American Journal of Transportation

Mega Distribution Projects Focus Locations on World Trade

June 11, 2007

Regardless of whether shipments are for an import or export warehouse, regional distribution center (DC), supplier, manufacturer, store network, or end-user, speed is the key.

Today customers demand that their distribution networks move products better, faster and cheaper. An optimum location for logistics operations is a must have.

In this regard, Texas has just become bigger. On April 13, 2007, the Dallas Logistics Hub was added to its stock. With over 6,000 acres master-planned for the development of 60 million vertical square feet of logistics and manufacturing space, the “Hub” is deemed the largest new logistics park under development in North America.

“It is strategically located to become an important intermodal site,” says Jon Cross, the marketing director for The Allen Group. Executives with The Allen Group, developers of the project, see the Hub as a key piece of the NAFTA infrastructure.

“We came to the Dallas Metroplex because of its potential for good freight movements and shipping routes,” explains Cross. “The project is being developed to take advantage of the coming improvements in the state’s transportation system.”

At the heart of those improvements is Loop 9, better known as the Trans-Texas Corridor (TTC). This proposed multi-billion dollar highway and rail corridor is currently planned to run along the South boundary of the Dallas Hub.

I-35, otherwise known as the NAFTA Trade Corridor, runs three miles West of the Dallas Hub and is planned to be part of the TTC. Already I-20, the primary East/West trucking corridor for the southern United States, borders the park’s North entrance. I-45, the direct interstate to the Port of Houston, is adjacent to the park’s East entrance.

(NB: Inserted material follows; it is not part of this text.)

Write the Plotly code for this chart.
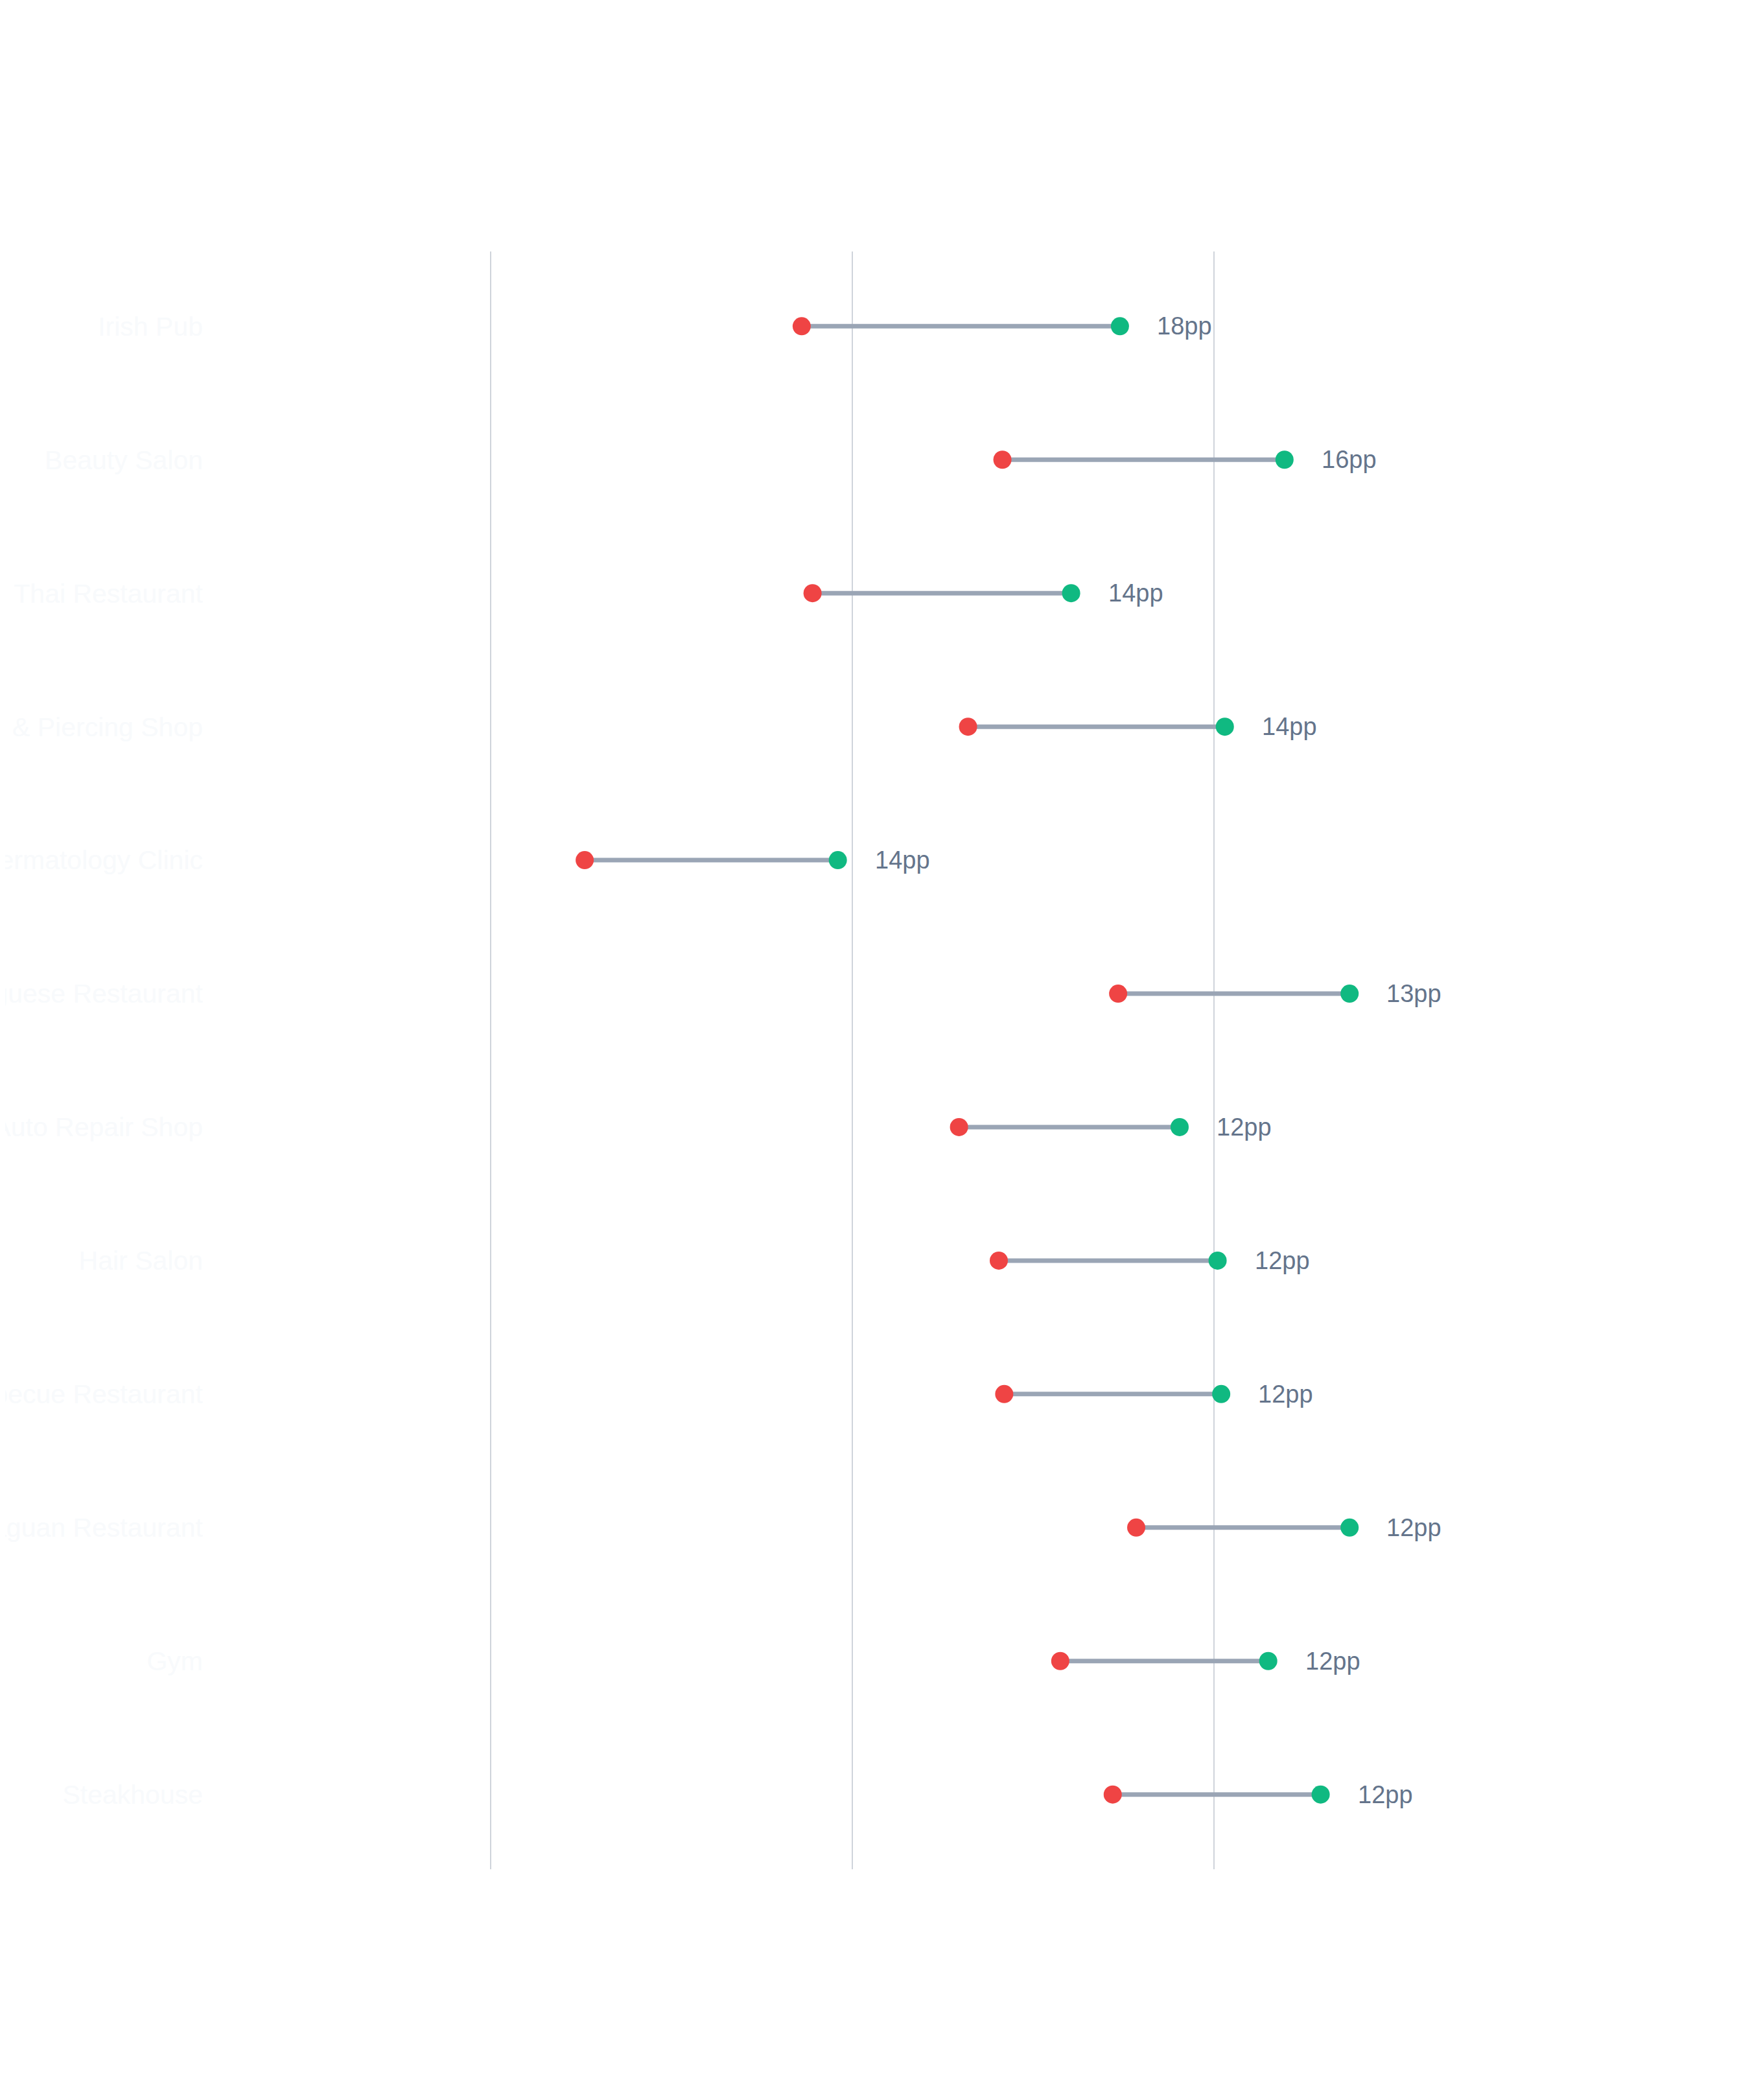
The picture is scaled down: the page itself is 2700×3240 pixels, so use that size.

The Port of Houston, which currently ranks first in the United States for foreign tonnage and is the sixth largest port in the world, will see an increase in traffic once the Panama Canal is widened to accommodate the larger steamship vessels traversing Pacific Rim trade routes. The Dallas Logistics Hub will be a key component for the port by operating as a major inland port bringing products by rail from the Gulf of Mexico and the Pacific for regional and national distribution.

A key component in that effort is the 360-acre Union Pacific Miller Intermodal facility that borders the Hub. With a 365,000 life capacity and 4,000 parking stalls, the facility more than doubles UP’s intermodal capacity.

“At full expansion, the facility will have a 600,000 lift capacity,” says Cross. Its’ Dallas Intermodal Terminal (DIT) provides quick access to the counties that comprise 97% of the Dallas metroplex population, and serves as the gateway for intermodal goods to the major population centers in the Central and Eastern United States.

A main feature of DIT is its 10-lane high-tech, biometric secured AGS (automated gate system) entrance.